_Description of the task_:
Reproduce exactly the lines starting at the line that contains "Reproduce this chart with matplotlib." and ending at the line that contains "plt.rcParams['font.family'] = ['Liberation". Omit pictures.

_Provided data_:
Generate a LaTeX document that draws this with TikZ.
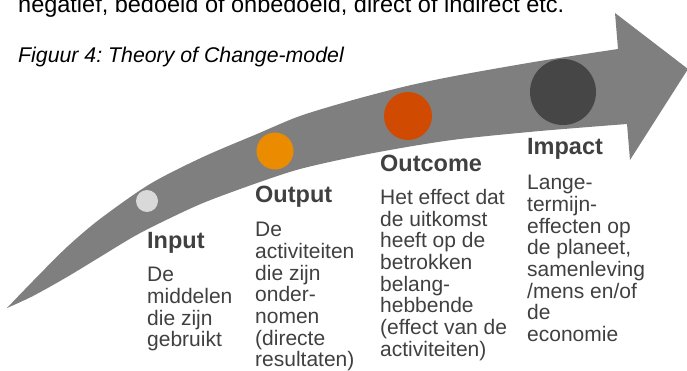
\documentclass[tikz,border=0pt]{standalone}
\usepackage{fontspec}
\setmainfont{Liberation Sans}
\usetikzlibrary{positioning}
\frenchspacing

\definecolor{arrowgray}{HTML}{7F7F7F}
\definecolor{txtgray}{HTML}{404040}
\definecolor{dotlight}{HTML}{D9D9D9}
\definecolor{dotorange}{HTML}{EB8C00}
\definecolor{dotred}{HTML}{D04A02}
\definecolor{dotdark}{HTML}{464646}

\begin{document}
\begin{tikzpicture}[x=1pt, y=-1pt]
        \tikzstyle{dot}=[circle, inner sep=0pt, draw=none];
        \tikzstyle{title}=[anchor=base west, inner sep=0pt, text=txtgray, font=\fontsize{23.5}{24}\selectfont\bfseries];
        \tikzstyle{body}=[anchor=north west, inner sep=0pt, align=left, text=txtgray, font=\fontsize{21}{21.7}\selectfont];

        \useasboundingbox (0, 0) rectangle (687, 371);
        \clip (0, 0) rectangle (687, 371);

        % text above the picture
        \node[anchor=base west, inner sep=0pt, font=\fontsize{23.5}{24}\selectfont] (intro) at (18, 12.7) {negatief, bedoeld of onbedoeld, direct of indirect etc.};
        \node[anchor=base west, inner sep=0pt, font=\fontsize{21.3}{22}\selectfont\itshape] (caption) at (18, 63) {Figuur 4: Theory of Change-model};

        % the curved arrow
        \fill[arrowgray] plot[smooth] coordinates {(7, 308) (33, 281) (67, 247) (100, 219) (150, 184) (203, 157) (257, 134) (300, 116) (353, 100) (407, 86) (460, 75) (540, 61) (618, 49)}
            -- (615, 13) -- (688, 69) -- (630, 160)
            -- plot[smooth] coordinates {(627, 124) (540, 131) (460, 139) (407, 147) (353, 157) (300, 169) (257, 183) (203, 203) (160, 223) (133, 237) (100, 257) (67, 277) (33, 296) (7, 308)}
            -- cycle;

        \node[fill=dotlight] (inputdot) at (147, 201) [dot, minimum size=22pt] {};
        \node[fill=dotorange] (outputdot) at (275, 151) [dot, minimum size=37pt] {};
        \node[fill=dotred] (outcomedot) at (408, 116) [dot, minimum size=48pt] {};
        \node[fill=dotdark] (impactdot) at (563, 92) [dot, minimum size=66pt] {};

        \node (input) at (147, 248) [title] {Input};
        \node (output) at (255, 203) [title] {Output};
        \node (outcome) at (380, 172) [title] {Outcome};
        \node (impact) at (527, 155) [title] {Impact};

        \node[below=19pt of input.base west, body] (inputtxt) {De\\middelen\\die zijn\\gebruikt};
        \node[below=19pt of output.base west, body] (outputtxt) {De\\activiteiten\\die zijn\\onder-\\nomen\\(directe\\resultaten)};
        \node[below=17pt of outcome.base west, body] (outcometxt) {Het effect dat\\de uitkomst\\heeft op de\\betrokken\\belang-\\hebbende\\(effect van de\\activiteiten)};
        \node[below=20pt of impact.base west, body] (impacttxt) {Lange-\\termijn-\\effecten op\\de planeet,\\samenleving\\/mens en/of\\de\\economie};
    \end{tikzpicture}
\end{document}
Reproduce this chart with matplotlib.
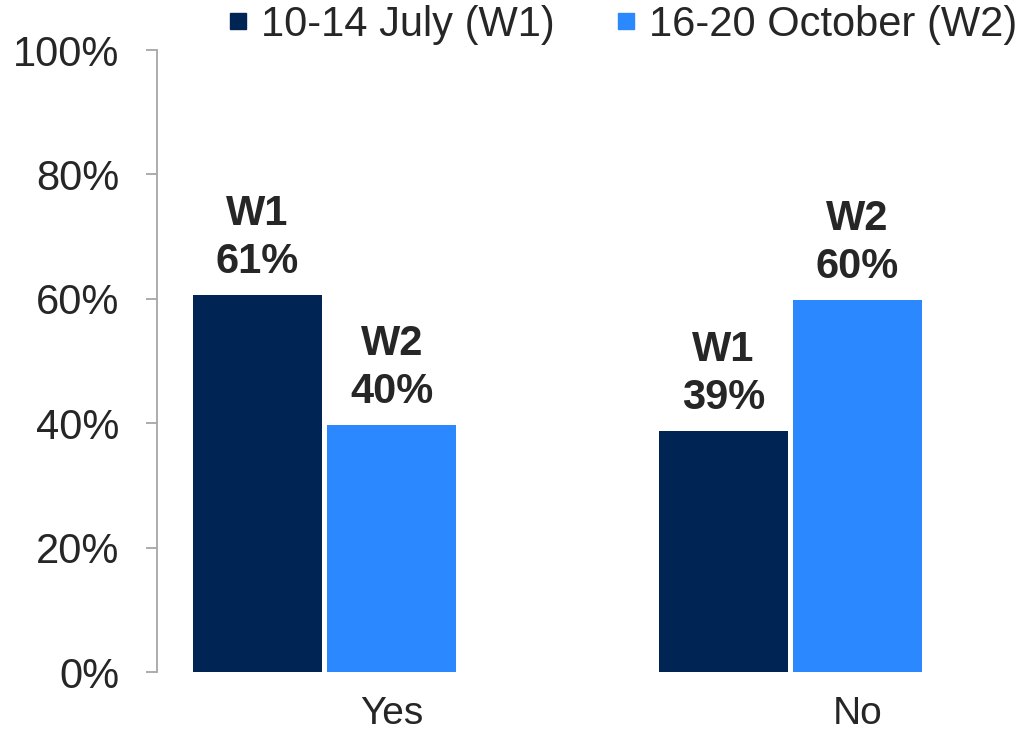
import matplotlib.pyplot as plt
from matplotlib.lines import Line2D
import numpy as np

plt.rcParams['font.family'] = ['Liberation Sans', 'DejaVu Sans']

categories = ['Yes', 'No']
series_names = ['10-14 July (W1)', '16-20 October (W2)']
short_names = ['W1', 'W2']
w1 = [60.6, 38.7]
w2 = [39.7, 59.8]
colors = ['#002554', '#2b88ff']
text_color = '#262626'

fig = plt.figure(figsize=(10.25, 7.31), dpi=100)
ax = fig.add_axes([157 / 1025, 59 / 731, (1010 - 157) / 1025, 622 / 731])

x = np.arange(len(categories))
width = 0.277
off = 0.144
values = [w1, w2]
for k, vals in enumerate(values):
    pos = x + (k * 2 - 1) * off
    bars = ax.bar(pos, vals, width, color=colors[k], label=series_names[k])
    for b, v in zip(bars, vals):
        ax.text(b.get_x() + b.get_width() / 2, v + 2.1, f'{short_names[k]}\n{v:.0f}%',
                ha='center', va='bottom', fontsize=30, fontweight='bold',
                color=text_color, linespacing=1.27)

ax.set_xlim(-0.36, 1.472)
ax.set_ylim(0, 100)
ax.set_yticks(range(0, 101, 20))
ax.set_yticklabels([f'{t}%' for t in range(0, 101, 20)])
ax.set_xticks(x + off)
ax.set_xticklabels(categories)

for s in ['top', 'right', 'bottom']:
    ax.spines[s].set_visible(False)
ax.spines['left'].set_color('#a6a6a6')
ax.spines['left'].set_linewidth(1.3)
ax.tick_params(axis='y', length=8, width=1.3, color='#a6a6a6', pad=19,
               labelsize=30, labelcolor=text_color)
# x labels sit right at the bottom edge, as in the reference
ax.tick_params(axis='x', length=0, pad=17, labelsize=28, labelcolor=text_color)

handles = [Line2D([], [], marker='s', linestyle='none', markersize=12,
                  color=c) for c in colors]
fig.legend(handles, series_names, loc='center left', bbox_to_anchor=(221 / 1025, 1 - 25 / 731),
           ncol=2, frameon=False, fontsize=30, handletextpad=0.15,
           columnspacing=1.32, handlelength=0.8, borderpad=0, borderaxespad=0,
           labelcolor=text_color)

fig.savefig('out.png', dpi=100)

_Task solution_:
Reproduce this chart with matplotlib.
import matplotlib.pyplot as plt
from matplotlib.lines import Line2D
import numpy as np

plt.rcParams['font.family'] = ['Liberation Sans', 'DejaVu Sans']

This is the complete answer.